Posted By James Brown

Seems like a level headed response given the circumstances. - Jim -

September 20, 2004 05:04 PM Forum: Politics

Re: CBS and Rather admit it false documents

Posted By James Brown

You beat me to it Jim.

Oh well. It's not like CBS has credibility anyway. According to Rasmussen, CBS ranks even higher than Fox in perceived bias.

Caveat Emptor! - Jim -

September 27, 2004 03:36 PM Forum: Politics

Bush Tax Cuts Extended

Posted By James Brown

I expected to see some serious grousing about this from our more progressive members. Why is everyone so quiet?

- Jim -

September 29, 2004 05:20 AM Forum: Politics

How Left Are Our Lefties?

Posted By James Brown

Here's a question for all of the non-conservative participants on this forum. Are any of you left wing enough to embrace the ultimate clause of this quote?

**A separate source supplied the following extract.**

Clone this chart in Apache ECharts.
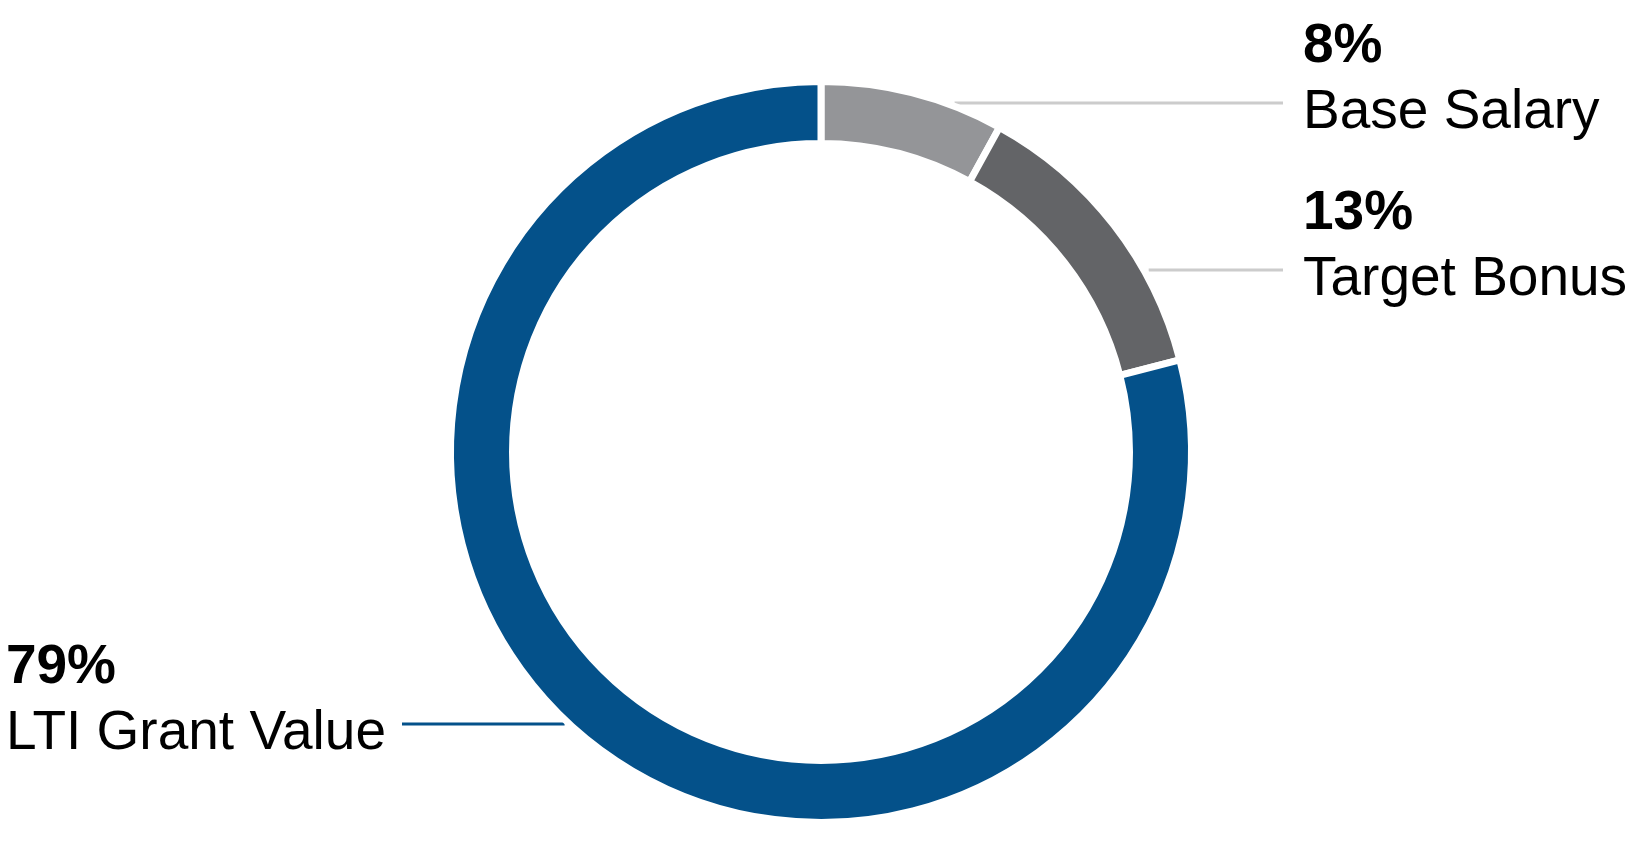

"Tomorrow I begin a little 20-state, 60-city tour to try and convince the fed-up, the burned-out, and the Nader-impaired to leave the house for just a half-hour on November 2nd and mark an "X" in a box (or punch a chad or touch a screen) so that America and the world can be saved. (I don't mean "saved" as in all workers will henceforth control the means of production. That's, um, going to take a few more years.)"

Maybe Mike is just kidding? I am truly surprised to read advocacy of straight up Marxism in modern day discourse. I admire his forthrightness on this issue. To me this seems kind of like seeing a dinosaur walk down main street, but I could be naive. Are any of you this left wing? - Jim -

October 6, 2004 03:20 AM Forum: Politics

VP Debate

Posted By James Brown

I thought Cheney showed much more depth and conviction, more "gravitas" as they would have said 4 years ago. Edwards relied way too much on platitudes. Probably just my bias showing through! wink I expect that this one won't change any voter's minds.

- Jim -

p.s. Cheney's zings about Edwards' lack of public service experience plus Senate absenteeism were pretty good, in my biased opinion.

p.s.s. don't you love how Cheney cited our own local second-favorite web site;! grin

October 7, 2004 04:53 PM Forum: Politics

Re: cross dressing Kerry

Posted By James Brown

GWB looks exactly like Dana Carvey as "The Church Lady!"